Zusammenfassend ist zu sagen, dass die Ursachen dieses Phänomens vielfältig sind. Spaß, Geltungsbedürfnis, Mutproben, Machtdemonstrationen oder der Hang zur Demütigung der Opfer sind die aus den vorliegenden Studien die häufigst genanntesten. Festzustellen ist ferner, dass sich die Gewaltspirale mit zunehmender Verbreitung immer rasanter bewegt, geprägt durch den Wunsch, immer ausgefallenere Attacken zu inszenieren, um sich mehr Ruhm und Anerkennung unter Gleichgesinnten zu verschaffen. Gewalt und die Weitergabe treten in ein Synallagma. Das heißt, dass das eine um den anderen Willen begangen wird und sich so jeweils wechselsetig motiviert und verursacht. Ferner haben Gewalt und Verbrechen eine große Chance, als Nachricht einer großen Öffentlichkeit präsentiert zu werden, weil sie einen besonderen Aufmerksamkeitswert besitzen und intensiv konsumiert werden. Insbesondere ach tragischen Vorfällen wie Amokläufen werden in der Öffentlichkeit immer wieder die Medien wegen ihrer Gewaltdarstellung bzw. Berichterstattung über schwere Gewalttaten für derartige Gewaltexsesse von Jugendlichen verantwortlich gemacht. Der Zusammenhang zwischen Gewaltdarstellung in den Medien und dadurch ausgelöste Nachahmungstaten bestätigen diesen Ursache-Wirkungszusammenhang jedoch nicht (Kunczik&Zipfel, 2004).
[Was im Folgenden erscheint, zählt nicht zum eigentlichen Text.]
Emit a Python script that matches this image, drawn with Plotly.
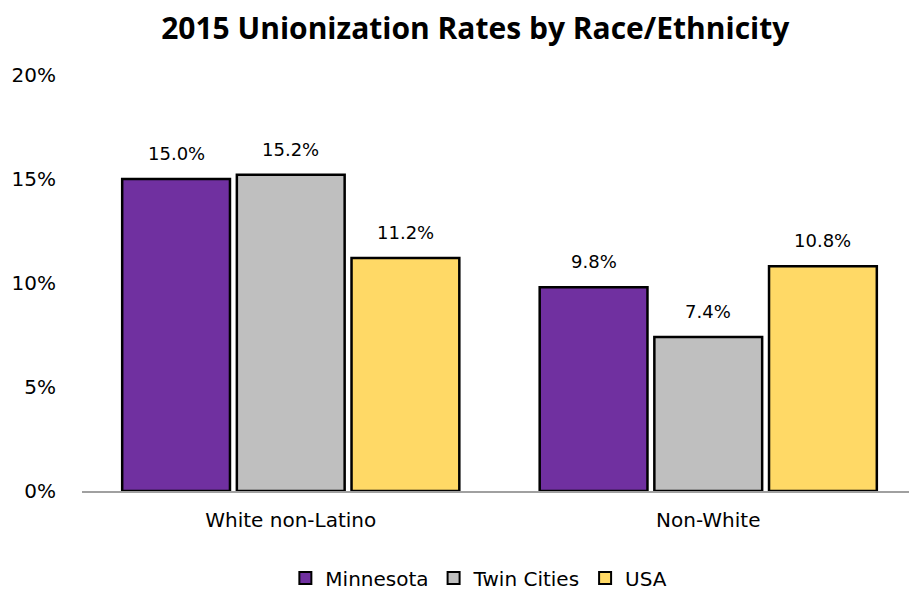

Die Darstellung realer Gewalt in der Medienberichterstattung kann zwar Auslöser für eine Nachahmungstat sein, dennoch muss die Wirkung dieser medialen Gewaltdarstellung im Kontext der emotionalen Biografie, der familiären Ausgangsbedingungen und dem sozialen Beziehungsgeflecht gesehen werden.

rechtliche Einordnung

Schüler/innen, die aktiv gegen die Opfer vorgehen

  • Körperverletzungsdelikte (§§ 223 ff StGB)
  • Bedrohung (§ 240 StGB)
  • Beleidigung (§ 185 ff StGB)
  • Nötigung (§ 240 StGB)
  • Hausfriedensbruch (§ 123 StGB)
  • Straftaten gegen die sexuelle Selbstbestimmung (§ 176 ff StGB)
  • Verbreiten von Gewaltvideos / Gewaltdarstellung (§131 Abs. 1 StGB)
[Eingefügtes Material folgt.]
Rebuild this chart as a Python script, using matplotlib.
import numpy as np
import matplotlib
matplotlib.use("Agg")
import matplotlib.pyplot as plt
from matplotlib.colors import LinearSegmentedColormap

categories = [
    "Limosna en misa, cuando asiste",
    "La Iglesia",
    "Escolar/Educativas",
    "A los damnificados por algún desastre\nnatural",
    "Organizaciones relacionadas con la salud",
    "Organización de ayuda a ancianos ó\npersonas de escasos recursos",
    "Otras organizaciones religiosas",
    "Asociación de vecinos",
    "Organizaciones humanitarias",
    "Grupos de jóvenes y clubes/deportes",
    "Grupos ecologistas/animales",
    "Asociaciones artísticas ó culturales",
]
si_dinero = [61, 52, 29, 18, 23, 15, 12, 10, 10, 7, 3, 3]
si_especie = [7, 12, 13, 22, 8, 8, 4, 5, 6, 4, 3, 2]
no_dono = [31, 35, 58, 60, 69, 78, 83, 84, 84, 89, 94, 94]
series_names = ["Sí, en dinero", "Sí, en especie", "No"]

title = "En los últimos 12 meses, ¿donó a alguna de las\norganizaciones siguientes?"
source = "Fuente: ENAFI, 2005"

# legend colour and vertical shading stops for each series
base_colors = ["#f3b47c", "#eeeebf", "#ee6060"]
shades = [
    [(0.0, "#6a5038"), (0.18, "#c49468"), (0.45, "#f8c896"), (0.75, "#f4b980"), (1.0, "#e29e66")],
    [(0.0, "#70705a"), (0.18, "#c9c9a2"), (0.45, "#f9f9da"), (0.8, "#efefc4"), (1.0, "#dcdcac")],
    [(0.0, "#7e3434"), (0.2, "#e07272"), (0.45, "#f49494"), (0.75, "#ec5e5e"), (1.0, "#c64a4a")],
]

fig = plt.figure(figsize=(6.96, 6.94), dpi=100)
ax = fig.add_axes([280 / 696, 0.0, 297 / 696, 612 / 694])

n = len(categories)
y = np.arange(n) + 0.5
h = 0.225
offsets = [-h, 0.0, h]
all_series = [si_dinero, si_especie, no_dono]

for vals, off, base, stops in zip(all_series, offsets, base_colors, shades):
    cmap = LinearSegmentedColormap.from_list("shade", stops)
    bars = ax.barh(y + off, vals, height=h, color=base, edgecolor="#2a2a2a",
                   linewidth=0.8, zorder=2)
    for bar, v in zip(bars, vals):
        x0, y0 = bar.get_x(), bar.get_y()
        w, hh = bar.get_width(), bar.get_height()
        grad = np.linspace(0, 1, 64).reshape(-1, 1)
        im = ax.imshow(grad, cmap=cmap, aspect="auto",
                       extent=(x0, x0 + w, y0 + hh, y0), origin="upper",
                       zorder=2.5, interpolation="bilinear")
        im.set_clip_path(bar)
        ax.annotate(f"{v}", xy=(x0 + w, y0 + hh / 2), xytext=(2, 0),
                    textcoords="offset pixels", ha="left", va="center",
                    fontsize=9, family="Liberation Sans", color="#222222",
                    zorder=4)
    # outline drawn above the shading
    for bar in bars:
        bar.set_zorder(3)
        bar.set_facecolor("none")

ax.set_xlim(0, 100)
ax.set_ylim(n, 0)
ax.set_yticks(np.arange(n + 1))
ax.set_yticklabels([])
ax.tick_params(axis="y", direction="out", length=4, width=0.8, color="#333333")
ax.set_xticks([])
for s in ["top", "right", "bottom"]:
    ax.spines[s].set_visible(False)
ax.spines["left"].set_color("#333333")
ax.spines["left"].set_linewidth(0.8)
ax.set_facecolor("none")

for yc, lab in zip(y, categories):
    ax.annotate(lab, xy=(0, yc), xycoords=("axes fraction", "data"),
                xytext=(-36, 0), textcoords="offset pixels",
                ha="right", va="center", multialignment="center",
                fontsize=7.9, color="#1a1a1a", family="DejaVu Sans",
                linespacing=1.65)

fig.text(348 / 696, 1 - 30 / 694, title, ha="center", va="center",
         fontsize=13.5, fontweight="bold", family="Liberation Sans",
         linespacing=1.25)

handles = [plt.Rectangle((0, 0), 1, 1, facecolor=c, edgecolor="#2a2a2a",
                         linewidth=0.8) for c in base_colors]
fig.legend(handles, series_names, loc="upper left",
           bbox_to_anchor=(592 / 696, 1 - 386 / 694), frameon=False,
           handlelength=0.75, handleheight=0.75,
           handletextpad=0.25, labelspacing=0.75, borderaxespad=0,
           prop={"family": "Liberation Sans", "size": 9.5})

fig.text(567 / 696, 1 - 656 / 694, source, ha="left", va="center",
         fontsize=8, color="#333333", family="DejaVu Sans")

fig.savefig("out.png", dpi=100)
Schüler/ innen, die die Gewalthandlungen mit dem Handy aufnehmen

  • Verstoß gegen das Recht auf das eigene Bild (Kunsturheberrecht) (§§ 22, 33 KUG)
  • Verletzung des höchstpersönlichen Lebensbereichs durch Bildaufnahmen (§ 201 a StGB)
  • unterlassene Hilfeleistung (§ 323c StGB)
  • Strafvereitelung (§258 StGB)
  • Anstiftung und Mittäterschaft
  • Verbreiten von Gewaltvideos / Gewaltdarstellung (§131 Abs. 1 StGB)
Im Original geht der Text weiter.